Having poor conversational skills is the root cause of many misunderstandings at work. It leads to wasted time in meetings, and contributes to disengagement. I see this in workplaces: leaders don’t say what they mean, or they embellish; they don’t get to their point clearly.
It’s one of the reasons managers avoid difficult performance reviews and feedback — their language and conversations skills are lacking. When trying to have any kind of meaningful discussion that involves human performance, we’re afraid of the strong emotions that lie beneath. We’re not sure we’ll know what to say.
In the work I do with leaders in organizations, I find people are rarely succinct or precise with their language. People take much longer than necessary to express their ideas. Consequently, listeners tend to let their minds wander, often formulating their own stories in their heads. The “conversation” then becomes a series of monologues rather than any meaningful flow and exchange between people.
We speak on average at 100 words per minute, but we think faster, about 600 words per minute. This is why leaders must first capture and then keep people’s attention. And do so in a focused way, getting to the point directly so the other person’s mind doesn’t wander off.
Being succinct provides the listener bite-sized pieces of information to process.
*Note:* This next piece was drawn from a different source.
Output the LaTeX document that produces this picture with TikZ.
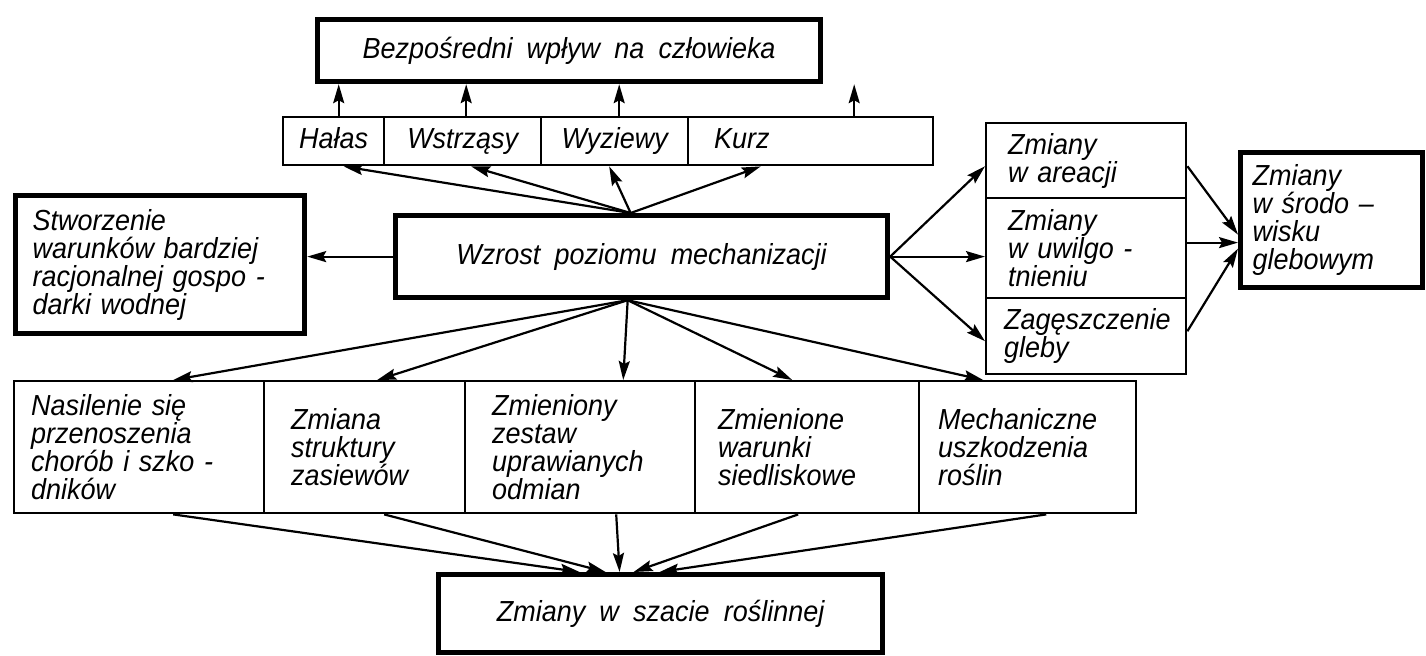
\documentclass[tikz,border=0pt]{standalone}
\usepackage{fontspec}
\setmainfont{Liberation Sans}[FakeStretch=0.93,WordSpace=1.9]
\usetikzlibrary{arrows.meta,calc}
\tikzset{
  base/.style={draw, anchor=north west, inner ysep=2pt, font=\itshape\fontsize{14.5}{14}\selectfont},
  thin/.style={base, line width=1.2pt},
  thickb/.style={base, line width=2.6pt},
  one/.style={text height=10.5pt, text depth=3pt},
  arr/.style={line width=1.1pt, -{Stealth[length=9.5pt,width=5.5pt,inset=1.5pt]}},
}
\begin{document}
\begin{tikzpicture}[x=0.5pt,y=-0.5pt]
\useasboundingbox (0,0) rectangle (1426,655);
% top box
\node[thickb, one, minimum width=251.5pt, minimum height=31pt, align=center] (top) at (315,17) {Bezpośredni\ wpływ na człowieka};
% row of influences
\node[thin, one, minimum width=50.5pt, minimum height=24pt, align=center] (hal) at (282,116) {Hałas};
\node[thin, one, minimum width=78.5pt, minimum height=24pt, align=center] (wst) at (383,116) {Wstrząsy};
\node[thin, one, minimum width=73.5pt, minimum height=24pt, align=center] (wyz) at (540,116) {Wyziewy};
\node[thin, one, minimum width=122.5pt, minimum height=24pt, inner xsep=13pt, text width=96.5pt, align=left] (kur) at (687,116) {Kurz};
% central
\node[thickb, one, minimum width=246pt, minimum height=41pt, align=center] (wzr) at (393,213) {Wzrost poziomu mechanizacji};
% left
\node[thickb, minimum width=144.5pt, minimum height=69pt, inner xsep=8.5pt, text width=127.5pt, align=left] (stw) at (13,193) {Stworzenie\\warunków bardziej\\racjonalnej gospo -\\darki wodnej};
% right column
\node[thin, minimum width=100pt, minimum height=37.5pt, inner xsep=11pt, text width=78pt, align=left] (are) at (985,122) {Zmiany\\w areacji};
\node[thin, minimum width=100pt, minimum height=50pt, inner xsep=11pt, text width=78pt, align=left] (uwi) at (985,197) {Zmiany\\w uwilgo -\\tnieniu};
\node[thin, minimum width=100pt, minimum height=38pt, inner xsep=9pt, text width=82pt, align=left] (zag) at (985,297) {Zagęszczenie\\gleby};
% far right
\node[thickb, minimum width=91pt, minimum height=67.5pt, inner xsep=6pt, text width=79pt, align=left] (far) at (1238,150) {Zmiany\\w środo –\\wisku\\glebowym};
% bottom row
\node[thin, minimum width=125pt, minimum height=66pt, inner xsep=8.5pt, text width=108pt, align=left] (nas) at (13,380) {Nasilenie się\\przenoszenia\\chorób i szko -\\dników};
\node[thin, minimum width=100.5pt, minimum height=66pt, inner xsep=13.5pt, text width=73.5pt, align=left] (zmi) at (263,380) {Zmiana\\struktury\\zasiewów};
\node[thin, minimum width=115pt, minimum height=66pt, inner xsep=13.5pt, text width=88pt, align=left] (zmy) at (464,380) {Zmieniony\\zestaw\\uprawianych\\odmian};
\node[thin, minimum width=112pt, minimum height=66pt, inner xsep=11.5pt, text width=89pt, align=left] (zme) at (694,380) {Zmienione\\warunki\\siedliskowe};
\node[thin, minimum width=108.5pt, minimum height=66pt, inner xsep=9.5pt, text width=89.5pt, align=left] (mec) at (918,380) {Mechaniczne\\uszkodzenia\\roślin};
% bottom box
\node[thickb, one, minimum width=222pt, minimum height=39pt, align=center] (sza) at (436,572) {Zmiany w szacie roślinnej};

% arrows up to top box
\foreach \n/\d in {hal/5, wst/3.5, wyz/4.5, kur/43.5}{
  \coordinate (u\n) at ($(\n.north)+(\d,0)$);
  \draw[arr] (u\n) -- (u\n |- top.south);
}
% from central to influences
\coordinate (apT) at ($(wzr.north west)!0.478!(wzr.north east)$);
\draw[arr] (apT) -- ($(hal.south)+(10,0)$);
\draw[arr] (apT) -- ($(wst.south)+(8.5,0)$);
\draw[arr] (apT) -- ($(wyz.south)+(-5.5,0)$);
\draw[arr] (apT) -- ($(kur.south)+(-50,0)$);
% to left
\draw[arr] (wzr.west) -- (wzr.west -| stw.east);
% to right column
\draw[arr] (wzr.east) -- ($(are.west)+(0,5.5)$);
\draw[arr] (wzr.east) -- (wzr.east -| uwi.west);
\draw[arr] (wzr.east) -- ($(zag.west)+(0,5)$);
% right column to far right
\draw[arr] ($(are.east)+(0,5.5)$) -- ($(far.west)+(0,14.5)$);
\coordinate (fu) at ($(far.west)+(0,22.5)$);
\draw[arr] (fu -| uwi.east) -- (fu);
\draw[arr] ($(zag.east)+(0,-5)$) -- ($(far.west)+(0,28.5)$);
% central to bottom row
\coordinate (apB) at ($(wzr.south west)!0.472!(wzr.south east)$);
\draw[arr] (apB) -- ($(nas.north)+(34,0)$);
\draw[arr] (apB) -- ($(zmi.north)+(12.5,0)$);
\draw[arr] (apB) -- ($(zmy.north)+(43,0)$);
\draw[arr] (apB) -- ($(zme.north)+(-15,0)$);
\draw[arr] (apB) -- ($(mec.north)+(-44.5,0)$);
% bottom row to bottom box
\draw[arr] ($(nas.south)+(34,0)$) -- ($(sza.north)+(-81,0)$);
\draw[arr] ($(zmi.south)+(19.5,0)$) -- ($(sza.north)+(-55,0)$);
\draw[arr] ($(zmy.south)+(36,0)$) -- ($(sza.north)+(-41,0)$);
\draw[arr] ($(zme.south)+(-9,0)$) -- ($(sza.north)+(-27,0)$);
\draw[arr] ($(mec.south)+(18.5,0)$) -- ($(sza.north)+(-1,0)$);
\end{tikzpicture}
\end{document}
If your sentences are embellished, with complex side-comments, you are providing rabbit holes and distractions to your main point.
Our working memories can only hold seven things at a time. When people listen to you, they are mentally finding connections in their own minds to what you are saying. Given how complex our brains are, the more succinctly we can describe our thoughts to others, the more chance these connections can occur.
Adult learning occurs when we create new connections to what we already know. So if you’re trying to have a coaching conversation with a valued staff person, you want the person to be able to generate maps in their own mind about what you are saying and give them time to compare these to their existing maps, so that they might make connections between the two.
Being succinct and specific gives both the speaker and the listener time and energy to go deeper into topics, or to move to a new issue. It requires the speaker to be really clear about what they want to say. It requires asking many questions. When I’m coaching executives, they often know what they want to say, but lack succinct language to say it. It’s a big reason to work with a coach.